Fred Miller was first introduced to jewelry making through a friend who attended a summer camp that offered jewelry classes. He learned how to use a jewelers saw and how to solder from this friend. Beyond that basic introduction Miller acquired more skills through trial and error until he went to art school. Miller says,

"By the time I started at art school I had made many rings, bracelets and some simple metal boxes."

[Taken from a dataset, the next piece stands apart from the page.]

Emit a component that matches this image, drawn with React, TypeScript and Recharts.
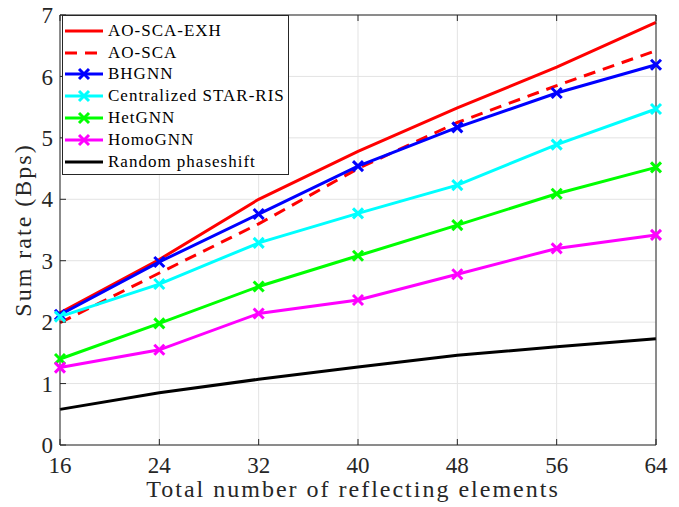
import React from 'react';
import { LineChart, Line, XAxis, YAxis, CartesianGrid, Legend } from 'recharts';

const elements = [16, 24, 32, 40, 48, 56, 64];
const aoScaExh = [2.15, 3.02, 4.0, 4.78, 5.49, 6.15, 6.88];
const aoSca = [1.99, 2.8, 3.6, 4.5, 5.25, 5.85, 6.42];
const bhgnn = [2.12, 2.98, 3.76, 4.54, 5.17, 5.73, 6.19];
const centralized = [2.09, 2.62, 3.29, 3.77, 4.23, 4.89, 5.47];
const hetgnn = [1.4, 1.98, 2.58, 3.08, 3.58, 4.09, 4.52];
const homognn = [1.26, 1.55, 2.14, 2.36, 2.78, 3.2, 3.42];
const randomPhase = [0.58, 0.85, 1.07, 1.27, 1.46, 1.6, 1.73];

const xTicks = [16, 24, 32, 40, 48, 56, 64];
const yTicks = [0, 1, 2, 3, 4, 5, 6, 7];

const data = elements.map((n, i) => ({
  n,
  exh: aoScaExh[i],
  sca: aoSca[i],
  bh: bhgnn[i],
  cen: centralized[i],
  het: hetgnn[i],
  homo: homognn[i],
  rnd: randomPhase[i],
}));

type S = { key: string; name: string; color: string; dashed?: boolean; marker?: boolean };
const series: S[] = [
  { key: 'exh', name: 'AO-SCA-EXH', color: '#ff0000' },
  { key: 'sca', name: 'AO-SCA', color: '#ff0000', dashed: true },
  { key: 'bh', name: 'BHGNN', color: '#0000ff', marker: true },
  { key: 'cen', name: 'Centralized STAR-RIS', color: '#00ffff', marker: true },
  { key: 'het', name: 'HetGNN', color: '#00ff00', marker: true },
  { key: 'homo', name: 'HomoGNN', color: '#ff00ff', marker: true },
  { key: 'rnd', name: 'Random phaseshift', color: '#000000' },
];

const FONT = "'Liberation Serif', 'Times New Roman', serif";
const AX = '#262626';

const makeX = (color: string) => (props: any) => {
  const { cx, cy } = props;
  if (cx == null || cy == null) return <g />;
  const r = 5;
  return (
    <g>
      <line x1={cx - r} y1={cy - r} x2={cx + r} y2={cy + r} stroke={color} strokeWidth={3} />
      <line x1={cx - r} y1={cy + r} x2={cx + r} y2={cy - r} stroke={color} strokeWidth={3} />
    </g>
  );
};

const Empty = () => <g />;

const LegendBox = () => (
  <div
    style={{
      border: `1px solid ${AX}`,
      background: '#fff',
      width: 227,
      height: 160,
      boxSizing: 'border-box',
      paddingTop: 4,
      fontFamily: FONT,
      fontSize: 17,
      letterSpacing: 1,
      color: '#000',
    }}
  >
    {series.map((s) => (
      <div key={s.key} style={{ height: 21.8, display: 'flex', alignItems: 'center', whiteSpace: 'nowrap' }}>
        <svg width={40} height={20} style={{ marginLeft: 2, flex: 'none' }}>
          <line
            x1={0}
            x2={38}
            y1={10}
            y2={10}
            stroke={s.color}
            strokeWidth={3}
            strokeDasharray={s.dashed ? '12 8' : undefined}
          />
          {s.marker && (
            <g>
              <line x1={14} y1={5} x2={24} y2={15} stroke={s.color} strokeWidth={3} />
              <line x1={14} y1={15} x2={24} y2={5} stroke={s.color} strokeWidth={3} />
            </g>
          )}
        </svg>
        <span style={{ marginLeft: 3 }}>{s.name}</span>
      </div>
    ))}
  </div>
);

export default function App() {
  return (
    <div style={{ position: 'absolute', left: 0, top: 0, width: 679, height: 507, background: '#fff' }}>
      <LineChart width={679} height={507} data={data} margin={{ top: 0, right: 0, bottom: 0, left: 0 }}>
        <CartesianGrid stroke="#e3e3e3" strokeWidth={1} />
        <XAxis
          dataKey="n"
          type="number"
          domain={[16, 64]}
          ticks={xTicks}
          height={62}
          tickSize={-6}
          tickMargin={18}
          axisLine={{ stroke: AX }}
          tickLine={{ stroke: AX }}
          tick={{ fontFamily: FONT, fontSize: 23, fill: AX }}
          label={{
            content: (p: any) => {
              const vb = p.viewBox;
              return (
                <text
                  x={vb.x + vb.width / 2 - 5}
                  y={vb.y + 52}
                  textAnchor="middle"
                  fontFamily={FONT}
                  fontSize={24}
                  letterSpacing={2}
                  fill={AX}
                >
                  Total number of reflecting elements
                </text>
              );
            },
          }}
        />
        <XAxis
          xAxisId="top"
          orientation="top"
          dataKey="n"
          type="number"
          domain={[16, 64]}
          ticks={xTicks}
          height={15}
          tickSize={-6}
          axisLine={{ stroke: AX }}
          tickLine={{ stroke: AX }}
          tick={Empty}
        />
        <YAxis
          type="number"
          domain={[0, 7]}
          ticks={yTicks}
          width={60}
          tickSize={-6}
          tickMargin={13}
          axisLine={{ stroke: AX }}
          tickLine={{ stroke: AX }}
          tick={{ fontFamily: FONT, fontSize: 23, fill: AX }}
          label={{
            content: (p: any) => {
              const vb = p.viewBox;
              const cx = vb.x + 23;
              const cy = vb.y + vb.height / 2;
              return (
                <text
                  x={cx}
                  y={cy}
                  transform={`rotate(-90 ${cx} ${cy})`}
                  textAnchor="middle"
                  dominantBaseline="central"
                  fontFamily={FONT}
                  fontSize={24}
                  letterSpacing={2}
                  fill={AX}
                >
                  Sum rate (Bps)
                </text>
              );
            },
          }}
        />
        <YAxis
          yAxisId="right"
          orientation="right"
          type="number"
          domain={[0, 7]}
          ticks={yTicks}
          width={23}
          tickSize={-6}
          axisLine={{ stroke: AX }}
          tickLine={{ stroke: AX }}
          tick={Empty}
        />
        <Legend
          layout="vertical"
          align="center"
          verticalAlign="middle"
          wrapperStyle={{ left: 62, top: 15, width: 'auto' }}
          content={() => <LegendBox />}
        />
        {series.map((s) => (
          <Line
            key={s.key}
            dataKey={s.key}
            name={s.name}
            type="linear"
            stroke={s.color}
            strokeWidth={3}
            strokeDasharray={s.dashed ? '12 8' : undefined}
            dot={s.marker ? makeX(s.color) : false}
            activeDot={false}
            isAnimationActive={false}
          />
        ))}
      </LineChart>
    </div>
  );
}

Miller enrolled in the Industrial Arts department at the Cleveland Institute of Art in 1936. There he learned enameling from Kenneth Bates and spinning after school hours. Spinning pewter and silver was his first experience creating a seamless form. Fred Miller served in the Army Signal Corps for five years after he completed his education. Upon his return, Miller was employed by Potter & Mellen, a fine furniture and jewelry retail store. He remained with Potter & Mellen as President and Designer until 1977. In 1948 he joined the faculty at Cleveland Institute and taught there until 1975. Miller retired because he felt the students wanted something that was out of sync with his ideas concerning materials, workmanship and design. While at Cleveland Institute of Art, Miller reorganized the metals department to emphasize metalsmithing. He also attended the second Handy and Harmon Workshop led by Baron Erik Fleming during the summer of 1948. The metalsmithing technique he is most often associated with is stretching. He was among the first to use the stretching technique in the United States to raise free form bowls. Miller is noted for reestablishing this technique in America in the 1950's. Miller produced custom jewelry, hollowware and liturgical pieces throughout his career. The general style of his work is rooted in European and Scandinavian Design.

Miller exhibited in annual May Shows at the Cleveland Museum of Art from 1948 to 1971. By the 1950's he was included in exhibitions in major art Museums around the country. Miller's work has been the subject of films, numerous articles and is in permanent collections nationwide.